DATA BLOCK –
········

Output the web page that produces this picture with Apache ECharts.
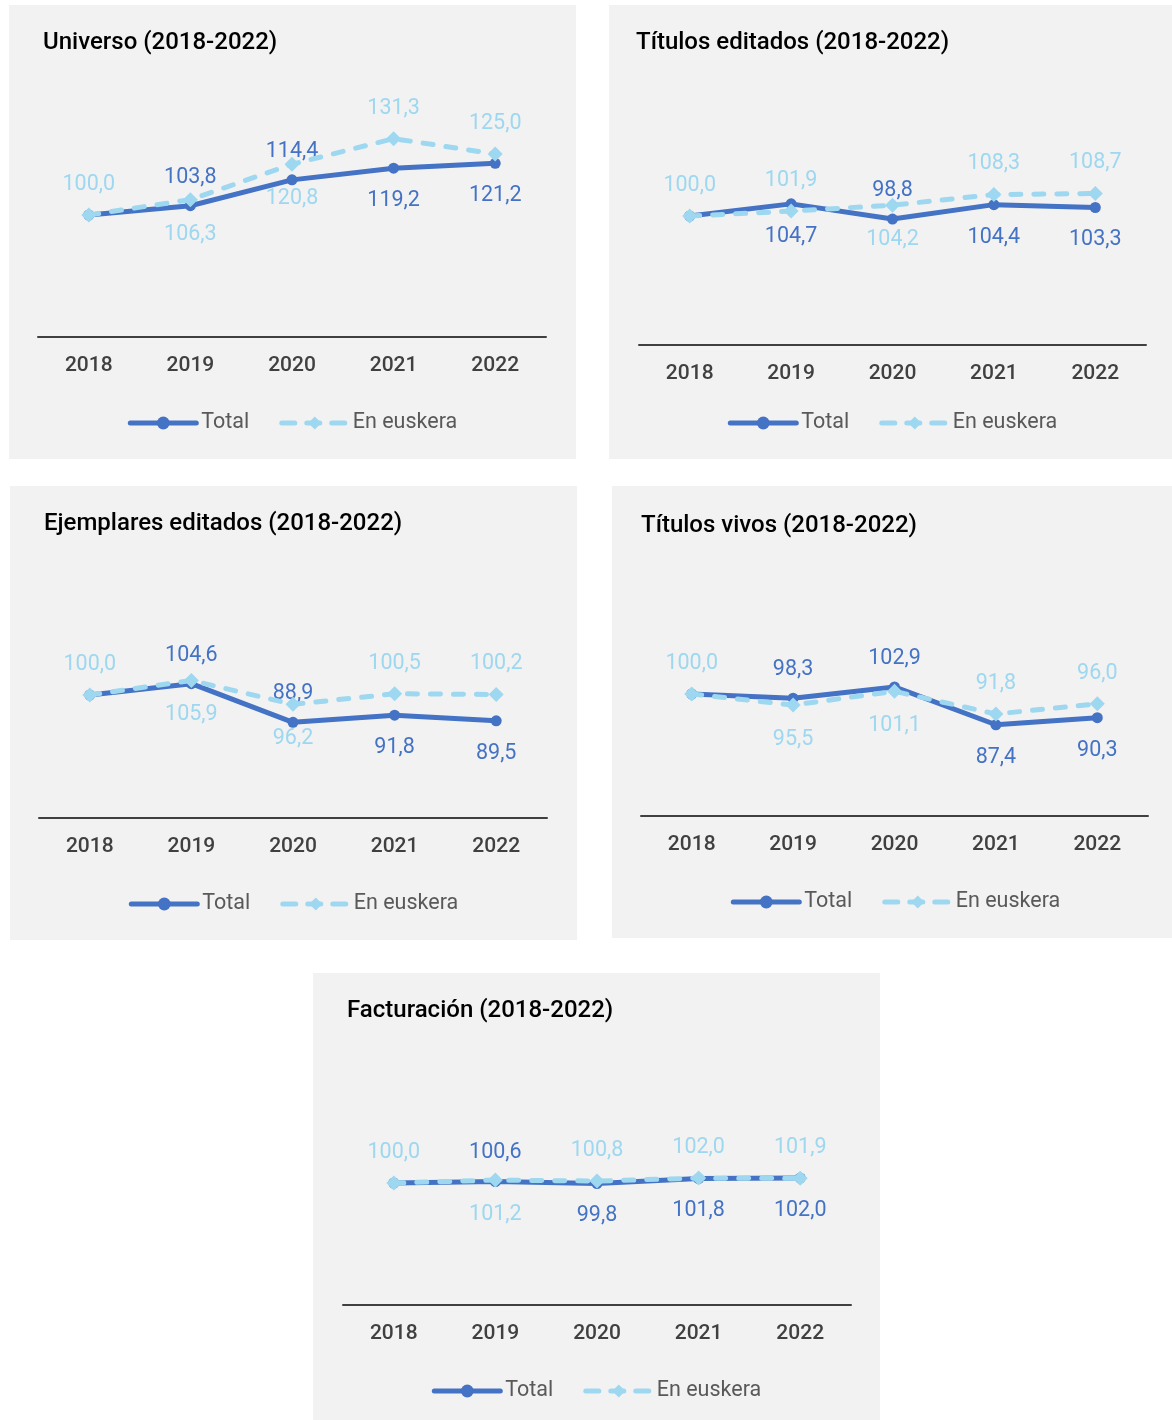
<!DOCTYPE html>
<html>
<head>
<meta charset="utf-8">
<script src="https://cdn.jsdelivr.net/npm/echarts@6/dist/echarts.min.js"></script>
<style>
  html, body { margin: 0; padding: 0; background: #ffffff; width: 1172px; height: 1420px; overflow: hidden; position: relative; }
  .panel { position: absolute; }
</style>
</head>
<body>
<div id="c1" class="panel" style="left:9px;top:5px;width:567px;height:454px;"></div>
<div id="c2" class="panel" style="left:609px;top:5px;width:567px;height:454px;"></div>
<div id="c3" class="panel" style="left:10px;top:486px;width:567px;height:454px;"></div>
<div id="c4" class="panel" style="left:612px;top:486px;width:567px;height:452px;"></div>
<div id="c5" class="panel" style="left:313px;top:973px;width:567px;height:447px;"></div>
<script>
// ---- data ----
const years = ['2018', '2019', '2020', '2021', '2022'];
const seriesNames = ['Total', 'En euskera'];

const titleUniverso = 'Universo (2018-2022)';
const universoTotal = [100.0, 103.8, 114.4, 119.2, 121.2];
const universoEuskera = [100.0, 106.3, 120.8, 131.3, 125.0];

const titleTitulosEditados = 'Títulos editados (2018-2022)';
const titulosEditadosTotal = [100.0, 104.7, 98.8, 104.4, 103.3];
const titulosEditadosEuskera = [100.0, 101.9, 104.2, 108.3, 108.7];

const titleEjemplares = 'Ejemplares editados (2018-2022)';
const ejemplaresTotal = [100.0, 104.6, 88.9, 91.8, 89.5];
const ejemplaresEuskera = [100.0, 105.9, 96.2, 100.5, 100.2];

const titleTitulosVivos = 'Títulos vivos (2018-2022)';
const titulosVivosTotal = [100.0, 98.3, 102.9, 87.4, 90.3];
const titulosVivosEuskera = [100.0, 95.5, 101.1, 91.8, 96.0];

const titleFacturacion = 'Facturación (2018-2022)';
const facturacionTotal = [100.0, 100.6, 99.8, 101.8, 102.0];
const facturacionEuskera = [100.0, 101.2, 100.8, 102.0, 101.9];

// ---- label placement (style); null = label hidden under the other series' label ----
const T = 'top', B = 'bottom', N = null;
const posUniverso = { total: [N, T, T, B, B], eusk: [T, B, B, T, T] };
const posTitulosEditados = { total: [N, B, T, B, B], eusk: [T, T, B, T, T] };
const posEjemplares = { total: [N, T, T, B, B], eusk: [T, B, B, T, T] };
const posTitulosVivos = { total: [N, T, T, B, B], eusk: [T, B, B, T, T] };
const posFacturacion = { total: [N, T, B, B, B], eusk: [T, B, T, T, T] };

// ---- styles ----
const DARK = '#4472C4';
const LIGHT = '#9DD7F0';
const FONT = 'Roboto';
const DASH = [10, 13];
const LEGEND_DASH = [13, 12];

function fmt(v) { return v.toFixed(1).replace('.', ','); }

function build(title, total, eusk, pos, layout) {
  function mk(vals, posArr) {
    return vals.map((v, i) => ({
      value: v,
      label: posArr[i] ? { position: posArr[i] } : { show: false }
    }));
  }
  const labelBase = (color) => ({
    show: true, distance: 14, offset: [0, 2], fontFamily: FONT, fontSize: 21.5, color: color,
    formatter: (p) => fmt(p.value)
  });
  return {
    backgroundColor: '#F2F2F2',
    animation: false,
    textStyle: { fontFamily: FONT },
    title: {
      text: title, left: layout.titleLeft, top: layout.titleTop,
      textStyle: { fontFamily: FONT, fontSize: 24, fontWeight: 500, color: '#000000' }
    },
    grid: { left: layout.gl, right: layout.gr, top: layout.gt, bottom: layout.gb, containLabel: false },
    legend: {
      top: layout.legendTop, left: 'center',
      itemWidth: 66, itemHeight: 16, itemGap: 30,
      textStyle: { fontFamily: FONT, fontSize: 21.5, color: '#595959' },
      data: [
        { name: seriesNames[0], lineStyle: { width: 5, color: DARK, cap: 'round' } },
        { name: seriesNames[1], lineStyle: { width: 5, color: LIGHT, type: LEGEND_DASH, cap: 'round' } }
      ]
    },
    xAxis: {
      type: 'category', data: years, boundaryGap: true,
      axisLine: { show: true, lineStyle: { color: '#404040', width: 2 } },
      axisTick: { show: false },
      axisLabel: { fontFamily: FONT, fontSize: 21, fontWeight: 500, color: '#404040', margin: 18 }
    },
    yAxis: {
      type: 'value', min: 50, max: 150, show: false,
      splitLine: { show: false }
    },
    series: [
      {
        name: seriesNames[0], type: 'line', data: mk(total, pos.total),
        symbol: 'circle', symbolSize: 11, z: 2,
        lineStyle: { color: DARK, width: 5 },
        itemStyle: { color: DARK },
        label: labelBase(DARK)
      },
      {
        name: seriesNames[1], type: 'line', data: mk(eusk, pos.eusk),
        symbol: 'diamond', symbolSize: 15, z: 3,
        lineStyle: { color: LIGHT, width: 5, type: DASH, cap: 'round' },
        itemStyle: { color: LIGHT },
        label: labelBase(LIGHT)
      }
    ]
  };
}

const charts = [
  ['c1', titleUniverso, universoTotal, universoEuskera, posUniverso,
    { titleLeft: 29, titleTop: 21, gl: 29, gr: 30, gt: 88, gb: 122, legendTop: 402 }],
  ['c2', titleTitulosEditados, titulosEditadosTotal, titulosEditadosEuskera, posTitulosEditados,
    { titleLeft: 22, titleTop: 21, gl: 30, gr: 30, gt: 82, gb: 114, legendTop: 402 }],
  ['c3', titleEjemplares, ejemplaresTotal, ejemplaresEuskera, posEjemplares,
    { titleLeft: 29, titleTop: 21, gl: 29, gr: 30, gt: 86, gb: 122, legendTop: 402 }],
  ['c4', titleTitulosVivos, titulosVivosTotal, titulosVivosEuskera, posTitulosVivos,
    { titleLeft: 24, titleTop: 23, gl: 29, gr: 31, gt: 86, gb: 122, legendTop: 400 }],
  ['c5', titleFacturacion, facturacionTotal, facturacionEuskera, posFacturacion,
    { titleLeft: 29, titleTop: 21, gl: 30, gr: 29, gt: 88, gb: 115, legendTop: 402 }]
];

charts.forEach(([id, title, tot, eus, pos, layout]) => {
  const c = echarts.init(document.getElementById(id), null, { renderer: 'canvas' });
  c.setOption(build(title, tot, eus, pos, layout));
});
</script>
</body>
</html>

········

SET EXERCISE – Leave out the pictures and output the rest of the material exactly as written.

TASK SOLUTION –
Output the web page that produces this picture with Apache ECharts.
<!DOCTYPE html>
<html>
<head>
<meta charset="utf-8">
<script src="https://cdn.jsdelivr.net/npm/echarts@6/dist/echarts.min.js"></script>
<style>
  html, body { margin: 0; padding: 0; background: #ffffff; width: 1172px; height: 1420px; overflow: hidden; position: relative; }
  .panel { position: absolute; }
</style>
</head>
<body>
<div id="c1" class="panel" style="left:9px;top:5px;width:567px;height:454px;"></div>
<div id="c2" class="panel" style="left:609px;top:5px;width:567px;height:454px;"></div>
<div id="c3" class="panel" style="left:10px;top:486px;width:567px;height:454px;"></div>
<div id="c4" class="panel" style="left:612px;top:486px;width:567px;height:452px;"></div>
<div id="c5" class="panel" style="left:313px;top:973px;width:567px;height:447px;"></div>
<script>
// ---- data ----
const years = ['2018', '2019', '2020', '2021', '2022'];
const seriesNames = ['Total', 'En euskera'];

const titleUniverso = 'Universo (2018-2022)';
const universoTotal = [100.0, 103.8, 114.4, 119.2, 121.2];
const universoEuskera = [100.0, 106.3, 120.8, 131.3, 125.0];

const titleTitulosEditados = 'Títulos editados (2018-2022)';
const titulosEditadosTotal = [100.0, 104.7, 98.8, 104.4, 103.3];
const titulosEditadosEuskera = [100.0, 101.9, 104.2, 108.3, 108.7];

const titleEjemplares = 'Ejemplares editados (2018-2022)';
const ejemplaresTotal = [100.0, 104.6, 88.9, 91.8, 89.5];
const ejemplaresEuskera = [100.0, 105.9, 96.2, 100.5, 100.2];

const titleTitulosVivos = 'Títulos vivos (2018-2022)';
const titulosVivosTotal = [100.0, 98.3, 102.9, 87.4, 90.3];
const titulosVivosEuskera = [100.0, 95.5, 101.1, 91.8, 96.0];

const titleFacturacion = 'Facturación (2018-2022)';
const facturacionTotal = [100.0, 100.6, 99.8, 101.8, 102.0];
const facturacionEuskera = [100.0, 101.2, 100.8, 102.0, 101.9];

// ---- label placement (style); null = label hidden under the other series' label ----
const T = 'top', B = 'bottom', N = null;
const posUniverso = { total: [N, T, T, B, B], eusk: [T, B, B, T, T] };
const posTitulosEditados = { total: [N, B, T, B, B], eusk: [T, T, B, T, T] };
const posEjemplares = { total: [N, T, T, B, B], eusk: [T, B, B, T, T] };
const posTitulosVivos = { total: [N, T, T, B, B], eusk: [T, B, B, T, T] };
const posFacturacion = { total: [N, T, B, B, B], eusk: [T, B, T, T, T] };

// ---- styles ----
const DARK = '#4472C4';
const LIGHT = '#9DD7F0';
const FONT = 'Roboto';
const DASH = [10, 13];
const LEGEND_DASH = [13, 12];

function fmt(v) { return v.toFixed(1).replace('.', ','); }

function build(title, total, eusk, pos, layout) {
  function mk(vals, posArr) {
    return vals.map((v, i) => ({
      value: v,
      label: posArr[i] ? { position: posArr[i] } : { show: false }
    }));
  }
  const labelBase = (color) => ({
    show: true, distance: 14, offset: [0, 2], fontFamily: FONT, fontSize: 21.5, color: color,
    formatter: (p) => fmt(p.value)
  });
  return {
    backgroundColor: '#F2F2F2',
    animation: false,
    textStyle: { fontFamily: FONT },
    title: {
      text: title, left: layout.titleLeft, top: layout.titleTop,
      textStyle: { fontFamily: FONT, fontSize: 24, fontWeight: 500, color: '#000000' }
    },
    grid: { left: layout.gl, right: layout.gr, top: layout.gt, bottom: layout.gb, containLabel: false },
    legend: {
      top: layout.legendTop, left: 'center',
      itemWidth: 66, itemHeight: 16, itemGap: 30,
      textStyle: { fontFamily: FONT, fontSize: 21.5, color: '#595959' },
      data: [
        { name: seriesNames[0], lineStyle: { width: 5, color: DARK, cap: 'round' } },
        { name: seriesNames[1], lineStyle: { width: 5, color: LIGHT, type: LEGEND_DASH, cap: 'round' } }
      ]
    },
    xAxis: {
      type: 'category', data: years, boundaryGap: true,
      axisLine: { show: true, lineStyle: { color: '#404040', width: 2 } },
      axisTick: { show: false },
      axisLabel: { fontFamily: FONT, fontSize: 21, fontWeight: 500, color: '#404040', margin: 18 }
    },
    yAxis: {
      type: 'value', min: 50, max: 150, show: false,
      splitLine: { show: false }
    },
    series: [
      {
        name: seriesNames[0], type: 'line', data: mk(total, pos.total),
        symbol: 'circle', symbolSize: 11, z: 2,
        lineStyle: { color: DARK, width: 5 },
        itemStyle: { color: DARK },
        label: labelBase(DARK)
      },
      {
        name: seriesNames[1], type: 'line', data: mk(eusk, pos.eusk),
        symbol: 'diamond', symbolSize: 15, z: 3,
        lineStyle: { color: LIGHT, width: 5, type: DASH, cap: 'round' },
        itemStyle: { color: LIGHT },
        label: labelBase(LIGHT)
      }
    ]
  };
}

const charts = [
  ['c1', titleUniverso, universoTotal, universoEuskera, posUniverso,
    { titleLeft: 29, titleTop: 21, gl: 29, gr: 30, gt: 88, gb: 122, legendTop: 402 }],
  ['c2', titleTitulosEditados, titulosEditadosTotal, titulosEditadosEuskera, posTitulosEditados,
    { titleLeft: 22, titleTop: 21, gl: 30, gr: 30, gt: 82, gb: 114, legendTop: 402 }],
  ['c3', titleEjemplares, ejemplaresTotal, ejemplaresEuskera, posEjemplares,
    { titleLeft: 29, titleTop: 21, gl: 29, gr: 30, gt: 86, gb: 122, legendTop: 402 }],
  ['c4', titleTitulosVivos, titulosVivosTotal, titulosVivosEuskera, posTitulosVivos,
    { titleLeft: 24, titleTop: 23, gl: 29, gr: 31, gt: 86, gb: 122, legendTop: 400 }],
  ['c5', titleFacturacion, facturacionTotal, facturacionEuskera, posFacturacion,
    { titleLeft: 29, titleTop: 21, gl: 30, gr: 29, gt: 88, gb: 115, legendTop: 402 }]
];

charts.forEach(([id, title, tot, eus, pos, layout]) => {
  const c = echarts.init(document.getElementById(id), null, { renderer: 'canvas' });
  c.setOption(build(title, tot, eus, pos, layout));
});
</script>
</body>
</html>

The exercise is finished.